When Abu Assad was asked why he showed only the Palestinian side and not the Israeli side, he replied that it was the “duty” of the Israelis to show the other side. Until Paradise Now there has not been a film that has shown what happens prior to the aftermath of a suicide bomb. His intent was neither “to glorify” nor to “demonize” those who undertake suicide missions.

When asked if his film was “anti-Semitic” he didn’t brush off the question, rather said that this was a “serious” question, a “very, very serious” question. He said “to use this term to anything against Israel will harm anti-Semitism. I think Jews have to be treated equal as any other nation and deserve to be criticized; [we can not] treat them as an exception. Anti-Semitism is “generalizing that all Jews are bad.” He advised those in the audience who charged him with anti-Semitism to be careful. “If you use it for anything, you will harm its meaning.” He mentioned earlier that every society has its “good, bad, and ugly.” When asked about “anti-homosexuality” and “child abuse” in Palestinian society he humorously replied, “My next film will be about it.” On a more serious note, like most Palestinian public speakers, he had to emphasize what should be obvious, “Our society doesn’t deserve less freedom because we have anti-homosexuals, as you also have in Germany.” No one would ever make a conclusion that “Germans are abnormal.”

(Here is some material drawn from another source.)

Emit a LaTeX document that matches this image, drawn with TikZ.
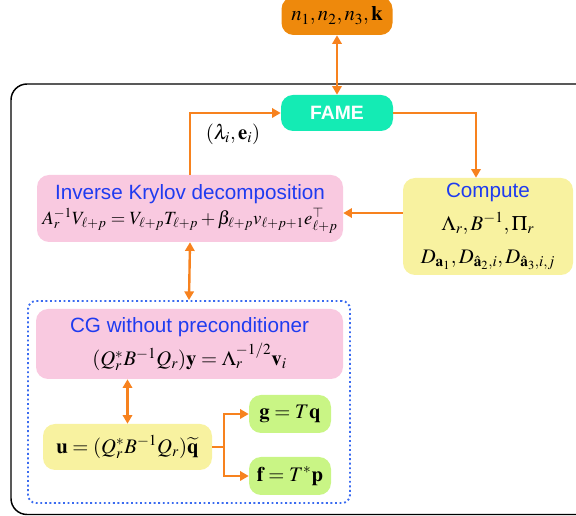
\documentclass[tikz,border=0pt]{standalone}
\usepackage{mathptmx}
\usepackage[no-math]{fontspec}
\setsansfont{Liberation Sans}
\usetikzlibrary{arrows.meta}

\definecolor{arrorange}{RGB}{247,130,30}
\definecolor{boxorange}{RGB}{238,137,12}
\definecolor{fameteal}{RGB}{20,235,180}
\definecolor{boxpink}{RGB}{249,201,224}
\definecolor{boxyellow}{RGB}{248,242,160}
\definecolor{boxgreen}{RGB}{201,245,133}
\definecolor{titleblue}{RGB}{31,59,240}
\definecolor{dotblue}{RGB}{58,107,240}
\newcommand{\boxtitle}[1]{{\sffamily\color{titleblue}#1}}

\begin{document}
\begin{tikzpicture}[x=0.75pt,y=0.75pt,yscale=-1,xscale=1,
  box/.style={rounded corners=9pt, inner sep=0pt, align=center, font=\fontsize{15.5}{19}\selectfont},
  arr/.style={draw=arrorange, line width=1.8pt, -{Triangle[length=6.5pt,width=7pt]}},
  darr/.style={draw=arrorange, line width=1.8pt, {Triangle[length=6.5pt,width=7pt]}-{Triangle[length=6.5pt,width=7pt]}}]
\useasboundingbox (0,0) rectangle (576,516);

\draw  [line width=1.1pt, rounded corners=12pt]  (11,84) rectangle (600,514.5)  ;

\draw (337,16) node [box, fill=boxorange, minimum width=83.25pt, minimum height=28.5pt] (params) {$n_1,n_2,n_3,\mathbf{k}$};
\draw (337,113) node [box, fill=fameteal, minimum width=84pt, minimum height=27pt, font=\sffamily\bfseries\fontsize{14.5}{17}\selectfont, text=white] (fame) {FAME};
\draw (190,208.5) node [box, fill=boxpink, minimum width=229.5pt, minimum height=50.25pt] (krylov) {\boxtitle{Inverse Krylov decomposition}\\ \fontsize{14}{17}\selectfont $A_r^{-1}V_{\ell+p}=V_{\ell+p}T_{\ell+p}+\beta_{\ell+p}v_{\ell+p+1}e_{\ell+p}^{\top}$};
\draw (488,226.5) node [box, fill=boxyellow, minimum width=127.5pt, minimum height=72.75pt, font=\fontsize{15.5}{24.5}\selectfont] (compute) {\boxtitle{Compute}\\ $\Lambda_r,B^{-1},\Pi_r$\\ $D_{\mathbf{a}_1},D_{\hat{\mathbf{a}}_2,i},D_{\hat{\mathbf{a}}_3,i,j}$};
\draw (189,402) node [draw=dotblue, dotted, line width=1.4pt, rounded corners=6pt, minimum width=241.5pt, minimum height=151.5pt] (cgframe) {};
\draw (189.5,344) node [box, fill=boxpink, minimum width=230.25pt, minimum height=52.5pt, font=\fontsize{15.5}{25}\selectfont] (cg) {\boxtitle{CG without preconditioner}\\ $(Q_r^*B^{-1}Q_r)\mathbf{y}=\Lambda_r^{-1/2}\mathbf{v}_i$};
\draw (127.5,447) node [box, fill=boxyellow, minimum width=126.75pt, minimum height=34.5pt] (u) {$\mathbf{u}=(Q_r^*B^{-1}Q_r)\widetilde{\mathbf{q}}$};
\draw (290,414) node [box, fill=boxgreen, minimum width=61.5pt, minimum height=28.5pt] (g) {$\mathbf{g}=T\mathbf{q}$};
\draw (290,476) node [box, fill=boxgreen, minimum width=61.5pt, minimum height=28.5pt] (f) {$\mathbf{f}=T^*\mathbf{p}$};
\draw (233,134) node [inner sep=1pt, font=\fontsize{15.5}{19}\selectfont] (eigpair) {$(\lambda_i,\mathbf{e}_i)$};

\draw [darr]  (params.south) -- (fame.north) ;
\draw [arr]  (krylov.north) |- (fame.west) ;
\draw [arr]  (fame.east) -| ([xshift=-9pt]compute.north) ;
\draw [arr]  ([yshift=3.4pt]krylov.east -| compute.west) -- ([yshift=3.4pt]krylov.east) ;
\draw [darr]  (krylov.south) -- (cgframe.north) ;
\draw [darr]  (u.north |- cg.south) -- (u.north) ;
\draw [arr]  (u.east) -- ++(12,0) |- (g.west) ;
\draw [arr]  (u.east) -- ++(12,0) |- (f.west) ;

\end{tikzpicture}
\end{document}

As for Paradise, Abu Assad doesn’t know if there is a God, let alone Paradise. He acknowledges that in Arabic countries in which life is unbearable, heaven plays a big part. “I would like to have my Paradise. I don’t think there is a Paradise as others think, but I cannot really say. If there is God, [and He wants to know] what I did wrong and right, I assure you that I’m on the right side. I believe that we are all human and humans should enjoy the same civil rights all over the world. In my conscience I never harmed anyone; for this reason, I deserve Paradise.”